Certainly, I can verify for anyone interested that her knees did not approximate at any point. I concluded after a while that it was not physically possible for her. Had she tried to approximate those knees, perhaps in the process releasing the space that I was entitled to,  then the sort of workout she would've got, well.... money cannot buy. In fact I would bet many of the shopping channels she so regularly ate cake in front of, would sell a device which would give her the opportunity to practice that task in isolation.
And yet with a little humility she could have practiced the routine manouevre for free, as an act of charity to the person whose seat she was half occupying. Me.

Second in.
Second seat in? On what planet?
Yes, I was very keen to ask her why on God's green troubled world, she hadn't chosen to switch places with the friend on the aisle. But of course I knew the answer. She had gone in bidding for two seats for herself. In a show oversold by 30%. (Ryanair has nothing on the BBC Edinburgh Festival).

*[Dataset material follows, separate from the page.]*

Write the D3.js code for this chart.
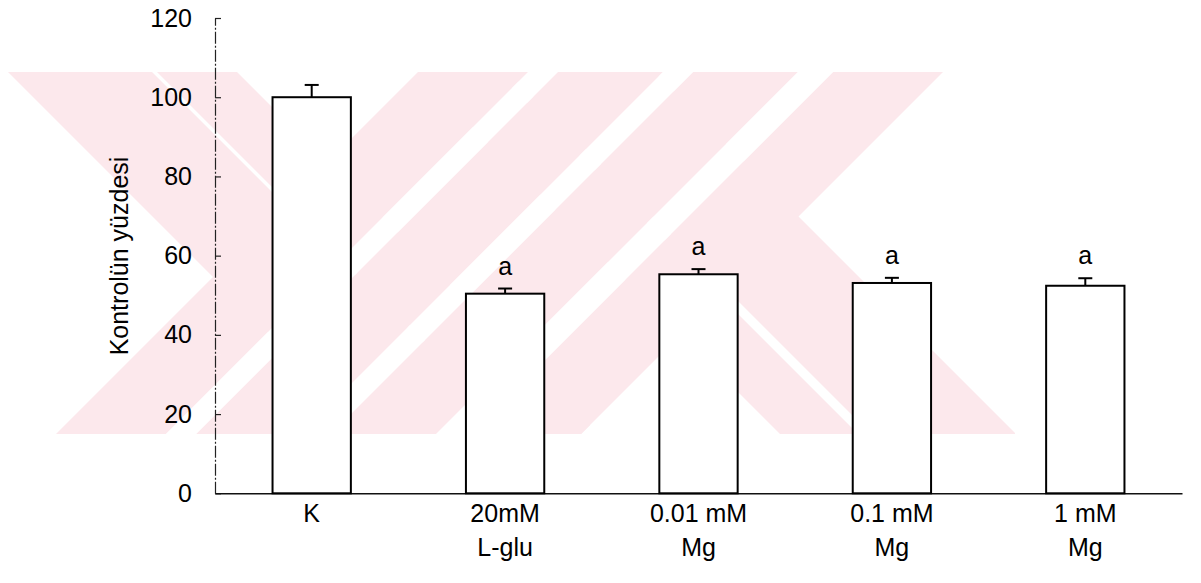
<!DOCTYPE html>
<html>
<head>
<meta charset="utf-8">
<script src="https://cdn.jsdelivr.net/npm/d3@7"></script>
<style>
    body { margin: 0; background: #ffffff; }
    svg { display: block; font-family: "Liberation Sans", Arial, Helvetica, sans-serif; }
</style>
</head>
<body>
<svg id="chart" width="1201" height="583"></svg>
<script>

var categories = ["K", "20mM L-glu", "0.01 mM Mg", "0.1 mM Mg", "1 mM Mg"]
var categoryLines = [["K"], ["20mM", "L-glu"], ["0.01 mM", "Mg"], ["0.1 mM", "Mg"], ["1 mM", "Mg"]]
var means = [100, 50.4, 55.3, 53.1, 52.4]
var errors = [3.1, 1.3, 1.3, 1.3, 1.9]
var significance = ["", "a", "a", "a", "a"]
var yTicks = [0, 20, 40, 60, 80, 100, 120]

// faint thesis watermark behind the plot, made of 45 degree bands
// kind "/" keeps x + y between from..to, kind "\\" keeps x - y between from..to
var watermarkBands = [
    { kind: "\\", from: -64, to: 80 },
    { kind: "\\", from: 85, to: 165, maxSum: 1015 },
    { kind: "/", from: 490, to: 600 },
    { kind: "/", from: 630, to: 735 },
    { kind: "/", from: 765, to: 870 },
    { kind: "/", from: 905, to: 1015 },
    { kind: "\\", from: 346, to: 424 },
    { kind: "\\", from: 437, to: 582 }
]
var watermarkGaps = [
    { kind: "/", from: 600, to: 630 },
    { kind: "/", from: 735, to: 765 },
    { kind: "/", from: 870, to: 905 }
]

var width = 1201
var height = 583
var axisLeftX = 215
var axisRightX = 1182
var axisBottomY = 493.3
var axisTopY = 18

var svg = d3.select("#chart")

var x = d3.scaleBand()
    .domain(categories)
    .range([axisLeftX, axisRightX])
    .paddingInner(0.595)
    .paddingOuter(0.2975)

var y = d3.scaleLinear()
    .domain([0, 120])
    .range([axisBottomY, axisTopY])

function bandPolygon(band, top, bottom) {
    if (band.kind === "/") {
        return [[band.from - top, top], [band.to - top, top], [band.to - bottom, bottom], [band.from - bottom, bottom]]
    }
    return [[band.from + top, top], [band.to + top, top], [band.to + bottom, bottom], [band.from + bottom, bottom]]
}

function drawWatermark(container) {
    var top = 72
    var bottom = 434
    var defs = container.append("defs")
    defs.append("clipPath").attr("id", "watermarkClip")
        .append("rect")
        .attr("x", 8).attr("y", top)
        .attr("width", 1015 - 8).attr("height", bottom - top)
    defs.append("clipPath").attr("id", "watermarkSumClip")
        .append("polygon")
        .attr("points", [[0, 0], [1015, 0], [1015 - 600, 600], [0, 600]].join(" "))

    var group = container.append("g").attr("clip-path", "url(#watermarkClip)")

    watermarkBands.forEach(function (band) {
        group.append("polygon")
            .attr("points", bandPolygon(band, top, bottom).join(" "))
            .attr("clip-path", band.maxSum ? "url(#watermarkSumClip)" : null)
            .attr("fill", "#fce8ec")
    })
    watermarkGaps.forEach(function (band) {
        group.append("polygon")
            .attr("points", bandPolygon(band, top, bottom).join(" "))
            .attr("fill", "#ffffff")
    })
}

drawWatermark(svg)

var yAxis = d3.axisLeft(y)
    .tickValues(yTicks)
    .tickSizeInner(-6)
    .tickSizeOuter(0)
    .tickPadding(23)

var yAxisGroup = svg.append("g")
    .attr("transform", "translate(" + axisLeftX + ",0)")
    .call(yAxis)

yAxisGroup.select(".domain")
    .attr("stroke", "#222")
    .attr("stroke-width", 1.2)
    .attr("stroke-dasharray", "12,2,2,2")
yAxisGroup.selectAll(".tick line").attr("stroke", "#222").attr("stroke-width", 1.2)
yAxisGroup.selectAll(".tick text")
    .attr("font-size", 25)
    .attr("font-family", "Liberation Sans, Arial, sans-serif")
    .attr("fill", "#000")

var xAxis = d3.axisBottom(x)
    .tickSize(0)
    .tickPadding(29)

var xAxisGroup = svg.append("g")
    .attr("transform", "translate(0," + axisBottomY + ")")
    .call(xAxis)

xAxisGroup.select(".domain")
    .attr("stroke", "#111")
    .attr("stroke-width", 1.6)

xAxisGroup.selectAll(".tick text")
    .attr("font-size", 25)
    .attr("font-family", "Liberation Sans, Arial, sans-serif")
    .attr("fill", "#000")
    .each(function (d, i) {
        var text = d3.select(this)
        text.text(null)
        categoryLines[i].forEach(function (line, j) {
            text.append("tspan")
                .attr("x", 0)
                .attr("dy", j === 0 ? 0 : 34)
                .text(line)
        })
    })

var bars = svg.append("g")

categories.forEach(function (category, i) {
    var left = x(category)
    var centre = left + x.bandwidth() / 2
    var capHalf = 7

    bars.append("rect")
        .attr("x", left)
        .attr("y", y(means[i]))
        .attr("width", x.bandwidth())
        .attr("height", y(0) - y(means[i]))
        .attr("fill", "#ffffff")
        .attr("stroke", "#000")
        .attr("stroke-width", 2)

    bars.append("line")
        .attr("x1", centre).attr("x2", centre)
        .attr("y1", y(means[i]))
        .attr("y2", y(means[i] + errors[i]))
        .attr("stroke", "#000")
        .attr("stroke-width", 2)

    bars.append("line")
        .attr("x1", centre - capHalf).attr("x2", centre + capHalf)
        .attr("y1", y(means[i] + errors[i]))
        .attr("y2", y(means[i] + errors[i]))
        .attr("stroke", "#000")
        .attr("stroke-width", 2)

    if (significance[i]) {
        bars.append("text")
            .attr("x", centre)
            .attr("y", y(means[i] + errors[i]) - 14)
            .attr("text-anchor", "middle")
            .attr("font-size", 25)
            .attr("fill", "#000")
            .text(significance[i])
    }
})

svg.append("text")
    .attr("transform", "translate(128,256) rotate(-90)")
    .attr("text-anchor", "middle")
    .attr("font-size", 25)
    .attr("fill", "#000")
    .text("Kontrolün yüzdesi")

</script>
</body>
</html>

And she did it for this reason.
She always does it.

So she occupied, and oozed, poured like a milkshake, and spilled into my space, reclaiming it like algae. Barely moving but always there. Creeping, never giving. No nod, no wink, no humanity. Of course I wouldn't even dare to suggest apology. After all what would that make me?

Unfortunately she also clapped like an otter. Always delivering the last clap in the room, her spongy fingers connecting so accurately every time that the whipcrack resonated through the auditorium. I named her Indy.

I couldn't clap. Because my arms were crossed at the elbow, a position worthy of an Iraqi torturer. Had I tried, I would've looked a lot like Stephen Hawkin, but lacking the same grasp on Black Holes.
Which, it turns out is Dunking Donuts latest crowdpleaser.
Not that she'd know anything about that.